- Interactive map of Manchuru
- Country: India
- State: Andhra Pradesh
- District: Annamayya
- Mandal: Vayalpadu

Government
- • Body: Gram panchayat

Area
- • Total: 15.73 km^{2} (6.07 sq mi)

Population
- • Total: 2,447
- • Density: 173/km^{2} (450/sq mi)

= Manchuru =

Manchuru is a village in Vayalpadu mandal, Annamayya district of Andhra Pradesh state, located in India. It is administered by a village panchayat. In the 2011 Census it had a population of 2,245.

==Traditions==
The temples of Ananthapuramma with Her image in human form, Anjaneya, Someswara Swamy and Sri Rama are the places of worship in the village.
Ananthapuramma Dhinnemeeda Tirunala is celebrated for two days on Phalguna Suddha Sapthami and Ashtami (February - March).
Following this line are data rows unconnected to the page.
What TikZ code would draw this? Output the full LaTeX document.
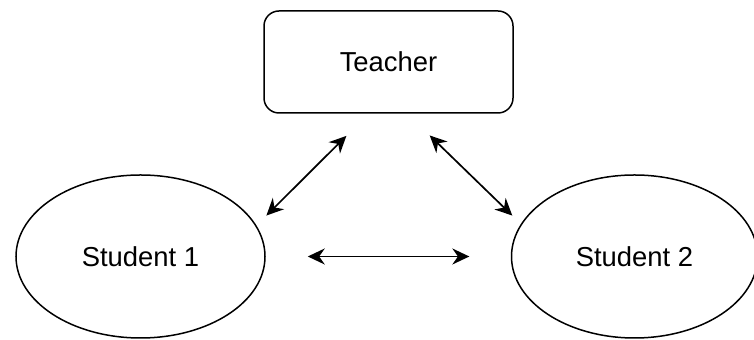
\documentclass[tikz,border=0pt]{standalone}
\usepackage{fontspec}
\setmainfont{Liberation Sans}
\usepackage{tikz}
\usetikzlibrary{positioning,arrows.meta,shapes.geometric}
\tikzset{
  linkarrow/.style={{Stealth[length=8.5pt,width=8pt,inset=2.8pt]}-{Stealth[length=8.5pt,width=8pt,inset=2.8pt]}, line width=0.85pt},
  teacherbox/.style={draw, rounded corners=7.5pt, line width=0.75pt, minimum width=124.5pt, minimum height=51pt, align=center},
  studentnode/.style={draw, ellipse, line width=0.75pt, inner sep=1pt, minimum width=124.5pt, minimum height=81.5pt, align=center}
}

\begin{document}
\begin{tikzpicture}[x=0.5pt, y=-0.5pt, every node/.style={font=\fontsize{13.7pt}{16pt}\selectfont}]
      \useasboundingbox (0,0) rectangle (754,340);
      \node[teacherbox] (teacher) at (388.5,62) {Teacher};
      \node[studentnode] (s1) at (140.5,256.5) {Student 1};
      \node[studentnode, minimum width=123pt] (s2) at (634.5,256.5) {Student 2};
      \draw[linkarrow, shorten <=15.7pt, shorten >=7pt] (teacher.249.6) -- (s1.15.5);
      \draw[linkarrow, shorten <=15.6pt, shorten >=6pt] (teacher.290.9) -- (s2.164.8);
      \draw[linkarrow, shorten <=21pt, shorten >=20.7pt] (s1.east) -- (s2.west);
    \end{tikzpicture}
\end{document}
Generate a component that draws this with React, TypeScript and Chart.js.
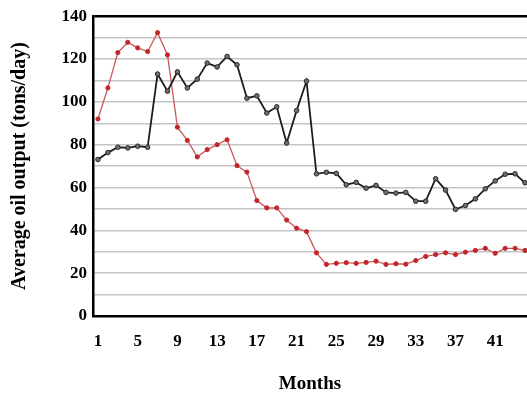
import React, { useEffect, useRef } from 'react';
import { Chart, registerables } from 'chart.js';

Chart.register(...registerables);

const MONTHS = [
  1, 2, 3, 4, 5, 6, 7, 8, 9, 10, 11, 12, 13, 14, 15, 16, 17, 18, 19, 20, 21, 22,
  23, 24, 25, 26, 27, 28, 29, 30, 31, 32, 33, 34, 35, 36, 37, 38, 39, 40, 41, 42, 43, 44,
];

const BLACK_SERIES = [
  73.1, 76.3, 78.8, 78.5, 79.3, 78.8, 113.0, 105.0, 114.0, 106.5, 110.6, 118.1, 116.3, 121.2,
  117.3, 101.7, 102.8, 94.8, 97.7, 80.8, 95.9, 109.7, 66.4, 67.1, 66.6, 61.3, 62.4, 59.7,
  61.0, 57.7, 57.4, 57.7, 53.6, 53.6, 64.1, 58.8, 49.8, 51.6, 54.7, 59.4, 63.1, 66.2, 66.4, 62.2,
];

const RED_SERIES = [
  92.0, 106.5, 123.0, 127.8, 125.2, 123.5, 132.3, 121.9, 88.2, 82.0, 74.3, 77.7, 80.0, 82.3,
  70.2, 67.2, 53.9, 50.5, 50.5, 44.8, 41.0, 39.4, 29.5, 24.1, 24.6, 24.9, 24.6, 25.0,
  25.6, 24.1, 24.4, 24.2, 25.9, 27.8, 28.7, 29.5, 28.7, 29.8, 30.6, 31.6, 29.3, 31.6, 31.6, 30.6,
];

const X_TICKS = [1, 5, 9, 13, 17, 21, 25, 29, 33, 37, 41];
const Y_TICK_LABELS = [0, 20, 40, 60, 80, 100, 120, 140];

const X_TITLE = 'Months';
const Y_TITLE = 'Average oil output (tons/day)';

const FONT = "'Liberation Serif', 'Times New Roman', serif";

export default function App() {
  const canvasRef = useRef<HTMLCanvasElement | null>(null);

  useEffect(() => {
    const canvas = canvasRef.current;
    if (!canvas) return;
    const chart = new Chart(canvas, {
      type: 'line',
      data: {
        datasets: [
          {
            label: 'Series A',
            data: MONTHS.map((m, i) => ({ x: m, y: BLACK_SERIES[i] })),
            borderColor: '#1c1c1c',
            borderWidth: 1.8,
            pointRadius: 2.3,
            pointBackgroundColor: '#6e6e6e',
            pointBorderColor: '#2a2a2a',
            pointBorderWidth: 1,
            tension: 0,
          },
          {
            label: 'Series B',
            data: MONTHS.map((m, i) => ({ x: m, y: RED_SERIES[i] })),
            borderColor: '#c9585a',
            borderWidth: 1.3,
            pointRadius: 2.1,
            pointBackgroundColor: '#c2262c',
            pointBorderColor: '#c2262c',
            pointBorderWidth: 1,
            tension: 0,
          },
        ],
      },
      options: {
        responsive: false,
        animation: false,
        devicePixelRatio: 1,
        layout: { autoPadding: false, padding: { top: 13, right: 0, bottom: 0, left: 0 } },
        plugins: {
          legend: { display: false },
          tooltip: { enabled: false },
        },
        scales: {
          x: {
            type: 'linear',
            min: 0.5,
            max: 44.2,
            afterBuildTicks: (scale: any) => {
              scale.ticks = X_TICKS.map((v) => ({ value: v }));
            },
            afterFit: (scale: any) => {
              scale.height = 80;
            },
            grid: { display: false, drawTicks: false },
            border: { display: true, color: '#000', width: 2.5 },
            ticks: {
              autoSkip: false,
              maxRotation: 0,
              padding: 15,
              color: '#000',
              font: { family: FONT, size: 17, weight: 'bold' },
              callback: (v: any) => String(v),
            },
            title: {
              display: true,
              text: X_TITLE,
              color: '#000',
              font: { family: FONT, size: 19, weight: 'bold', lineHeight: 1.2 },
              padding: { top: 0, bottom: 1 },
            },
          },
          y: {
            type: 'linear',
            min: 0,
            max: 140,
            afterFit: (scale: any) => {
              scale.width = 93;
            },
            grid: {
              drawTicks: false,
              color: (ctx: any) => (ctx.tick && ctx.tick.value === 140 ? '#000' : '#c4c4c4'),
              lineWidth: (ctx: any) => (ctx.tick && ctx.tick.value === 140 ? 2.5 : 1.5),
            },
            border: { display: true, color: '#000', width: 2.5 },
            ticks: {
              stepSize: 10,
              autoSkip: false,
              padding: 6,
              color: '#000',
              font: { family: FONT, size: 17, weight: 'bold' },
              callback: (v: any) => (Y_TICK_LABELS.includes(Number(v)) ? String(v) : ''),
            },
            title: {
              display: true,
              text: Y_TITLE,
              color: '#000',
              font: { family: FONT, size: 20, weight: 'bold', lineHeight: 1.2 },
              padding: { top: 8, bottom: 0 },
            },
          },
        },
      },
    });
    return () => chart.destroy();
  }, []);

  return (
    <div style={{ position: 'fixed', left: 0, top: 0, width: 527, height: 396, background: '#fff' }}>
      <canvas ref={canvasRef} width={527} height={396} style={{ display: 'block' }} />
    </div>
  );
}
Animals are
sacrificed to the deity. Devotees liquidate their vows. For the past 10 years it is being celebrated and is limited to this village. Kamma community patronize the festival. All local communities participate.

==History==
The village was historically a feudal fiefdom, and, was a Zamindari Estate during the rule of the British Raj. The village was ruled by Reddy chieftains from the Kalikiri-Reddy Clan. The head of the ruling family bore the hereditary title of Raja. The last ruling Raja of Manchuru (styled title) was Venkataswamy Kalikiri-Reddy.